> [Aim of the exercise]: Provide an exact copy of the data, excluding the images.

> [Recorded information]:
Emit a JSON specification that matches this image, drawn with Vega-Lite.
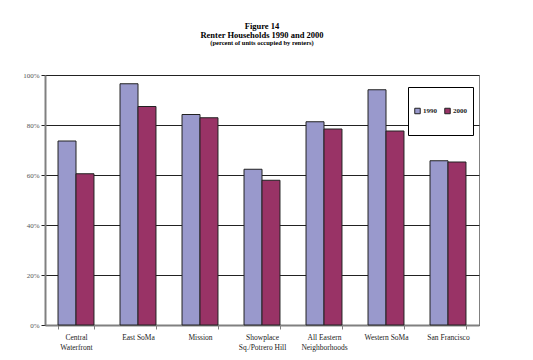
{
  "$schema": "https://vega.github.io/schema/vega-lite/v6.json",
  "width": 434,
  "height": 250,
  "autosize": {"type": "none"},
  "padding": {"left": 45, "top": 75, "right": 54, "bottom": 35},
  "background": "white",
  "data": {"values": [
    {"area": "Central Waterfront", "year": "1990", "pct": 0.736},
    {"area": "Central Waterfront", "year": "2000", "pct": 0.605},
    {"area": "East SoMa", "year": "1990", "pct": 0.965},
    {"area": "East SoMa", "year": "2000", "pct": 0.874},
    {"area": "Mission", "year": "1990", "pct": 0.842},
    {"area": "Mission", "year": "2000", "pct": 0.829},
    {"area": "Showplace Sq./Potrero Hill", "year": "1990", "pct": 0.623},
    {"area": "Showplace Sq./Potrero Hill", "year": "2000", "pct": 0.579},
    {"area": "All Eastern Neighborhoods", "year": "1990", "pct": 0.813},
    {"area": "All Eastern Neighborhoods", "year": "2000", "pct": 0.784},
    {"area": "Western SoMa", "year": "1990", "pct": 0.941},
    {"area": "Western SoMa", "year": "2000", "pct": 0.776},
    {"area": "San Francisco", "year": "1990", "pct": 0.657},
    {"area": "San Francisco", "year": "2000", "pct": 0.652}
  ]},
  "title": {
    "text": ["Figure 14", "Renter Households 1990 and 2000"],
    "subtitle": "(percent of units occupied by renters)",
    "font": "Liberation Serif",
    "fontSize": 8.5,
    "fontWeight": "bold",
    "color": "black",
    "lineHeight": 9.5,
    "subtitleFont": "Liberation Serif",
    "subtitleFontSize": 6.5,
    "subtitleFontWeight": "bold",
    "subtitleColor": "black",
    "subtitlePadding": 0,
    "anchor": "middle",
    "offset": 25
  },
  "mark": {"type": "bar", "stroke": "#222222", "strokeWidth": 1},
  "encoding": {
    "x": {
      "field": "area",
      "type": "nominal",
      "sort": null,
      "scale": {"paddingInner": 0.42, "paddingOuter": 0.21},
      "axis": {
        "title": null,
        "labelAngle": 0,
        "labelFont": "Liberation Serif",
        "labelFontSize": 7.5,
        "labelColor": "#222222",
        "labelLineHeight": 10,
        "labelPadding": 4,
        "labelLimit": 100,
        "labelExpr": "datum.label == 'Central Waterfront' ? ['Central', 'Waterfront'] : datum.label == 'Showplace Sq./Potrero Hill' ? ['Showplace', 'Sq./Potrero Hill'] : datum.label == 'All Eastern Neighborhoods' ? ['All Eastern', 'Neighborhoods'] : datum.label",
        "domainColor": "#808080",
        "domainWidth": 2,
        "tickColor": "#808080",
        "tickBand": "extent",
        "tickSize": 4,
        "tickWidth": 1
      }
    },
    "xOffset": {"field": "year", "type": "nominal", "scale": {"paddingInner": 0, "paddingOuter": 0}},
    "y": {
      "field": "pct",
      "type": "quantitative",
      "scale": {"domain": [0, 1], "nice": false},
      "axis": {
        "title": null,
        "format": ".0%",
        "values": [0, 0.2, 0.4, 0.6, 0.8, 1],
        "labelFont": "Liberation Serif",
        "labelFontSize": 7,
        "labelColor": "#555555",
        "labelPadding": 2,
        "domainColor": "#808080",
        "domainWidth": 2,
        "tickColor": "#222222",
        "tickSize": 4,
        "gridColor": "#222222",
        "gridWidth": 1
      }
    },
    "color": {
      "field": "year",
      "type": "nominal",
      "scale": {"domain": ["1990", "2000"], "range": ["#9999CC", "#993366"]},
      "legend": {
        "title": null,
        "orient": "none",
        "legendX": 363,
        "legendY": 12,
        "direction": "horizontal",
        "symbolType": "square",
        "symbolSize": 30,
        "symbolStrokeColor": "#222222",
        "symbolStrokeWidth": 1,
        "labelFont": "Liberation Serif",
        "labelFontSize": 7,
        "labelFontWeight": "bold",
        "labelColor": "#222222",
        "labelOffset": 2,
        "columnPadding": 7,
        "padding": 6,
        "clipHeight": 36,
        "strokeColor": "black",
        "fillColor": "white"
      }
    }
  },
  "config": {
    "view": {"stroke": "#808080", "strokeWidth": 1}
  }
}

> [Expected answer]:
Emit a JSON specification that matches this image, drawn with Vega-Lite.
{
  "$schema": "https://vega.github.io/schema/vega-lite/v6.json",
  "width": 434,
  "height": 250,
  "autosize": {"type": "none"},
  "padding": {"left": 45, "top": 75, "right": 54, "bottom": 35},
  "background": "white",
  "data": {"values": [
    {"area": "Central Waterfront", "year": "1990", "pct": 0.736},
    {"area": "Central Waterfront", "year": "2000", "pct": 0.605},
    {"area": "East SoMa", "year": "1990", "pct": 0.965},
    {"area": "East SoMa", "year": "2000", "pct": 0.874},
    {"area": "Mission", "year": "1990", "pct": 0.842},
    {"area": "Mission", "year": "2000", "pct": 0.829},
    {"area": "Showplace Sq./Potrero Hill", "year": "1990", "pct": 0.623},
    {"area": "Showplace Sq./Potrero Hill", "year": "2000", "pct": 0.579},
    {"area": "All Eastern Neighborhoods", "year": "1990", "pct": 0.813},
    {"area": "All Eastern Neighborhoods", "year": "2000", "pct": 0.784},
    {"area": "Western SoMa", "year": "1990", "pct": 0.941},
    {"area": "Western SoMa", "year": "2000", "pct": 0.776},
    {"area": "San Francisco", "year": "1990", "pct": 0.657},
    {"area": "San Francisco", "year": "2000", "pct": 0.652}
  ]},
  "title": {
    "text": ["Figure 14", "Renter Households 1990 and 2000"],
    "subtitle": "(percent of units occupied by renters)",
    "font": "Liberation Serif",
    "fontSize": 8.5,
    "fontWeight": "bold",
    "color": "black",
    "lineHeight": 9.5,
    "subtitleFont": "Liberation Serif",
    "subtitleFontSize": 6.5,
    "subtitleFontWeight": "bold",
    "subtitleColor": "black",
    "subtitlePadding": 0,
    "anchor": "middle",
    "offset": 25
  },
  "mark": {"type": "bar", "stroke": "#222222", "strokeWidth": 1},
  "encoding": {
    "x": {
      "field": "area",
      "type": "nominal",
      "sort": null,
      "scale": {"paddingInner": 0.42, "paddingOuter": 0.21},
      "axis": {
        "title": null,
        "labelAngle": 0,
        "labelFont": "Liberation Serif",
        "labelFontSize": 7.5,
        "labelColor": "#222222",
        "labelLineHeight": 10,
        "labelPadding": 4,
        "labelLimit": 100,
        "labelExpr": "datum.label == 'Central Waterfront' ? ['Central', 'Waterfront'] : datum.label == 'Showplace Sq./Potrero Hill' ? ['Showplace', 'Sq./Potrero Hill'] : datum.label == 'All Eastern Neighborhoods' ? ['All Eastern', 'Neighborhoods'] : datum.label",
        "domainColor": "#808080",
        "domainWidth": 2,
        "tickColor": "#808080",
        "tickBand": "extent",
        "tickSize": 4,
        "tickWidth": 1
      }
    },
    "xOffset": {"field": "year", "type": "nominal", "scale": {"paddingInner": 0, "paddingOuter": 0}},
    "y": {
      "field": "pct",
      "type": "quantitative",
      "scale": {"domain": [0, 1], "nice": false},
      "axis": {
        "title": null,
        "format": ".0%",
        "values": [0, 0.2, 0.4, 0.6, 0.8, 1],
        "labelFont": "Liberation Serif",
        "labelFontSize": 7,
        "labelColor": "#555555",
        "labelPadding": 2,
        "domainColor": "#808080",
        "domainWidth": 2,
        "tickColor": "#222222",
        "tickSize": 4,
        "gridColor": "#222222",
        "gridWidth": 1
      }
    },
    "color": {
      "field": "year",
      "type": "nominal",
      "scale": {"domain": ["1990", "2000"], "range": ["#9999CC", "#993366"]},
      "legend": {
        "title": null,
        "orient": "none",
        "legendX": 363,
        "legendY": 12,
        "direction": "horizontal",
        "symbolType": "square",
        "symbolSize": 30,
        "symbolStrokeColor": "#222222",
        "symbolStrokeWidth": 1,
        "labelFont": "Liberation Serif",
        "labelFontSize": 7,
        "labelFontWeight": "bold",
        "labelColor": "#222222",
        "labelOffset": 2,
        "columnPadding": 7,
        "padding": 6,
        "clipHeight": 36,
        "strokeColor": "black",
        "fillColor": "white"
      }
    }
  },
  "config": {
    "view": {"stroke": "#808080", "strokeWidth": 1}
  }
}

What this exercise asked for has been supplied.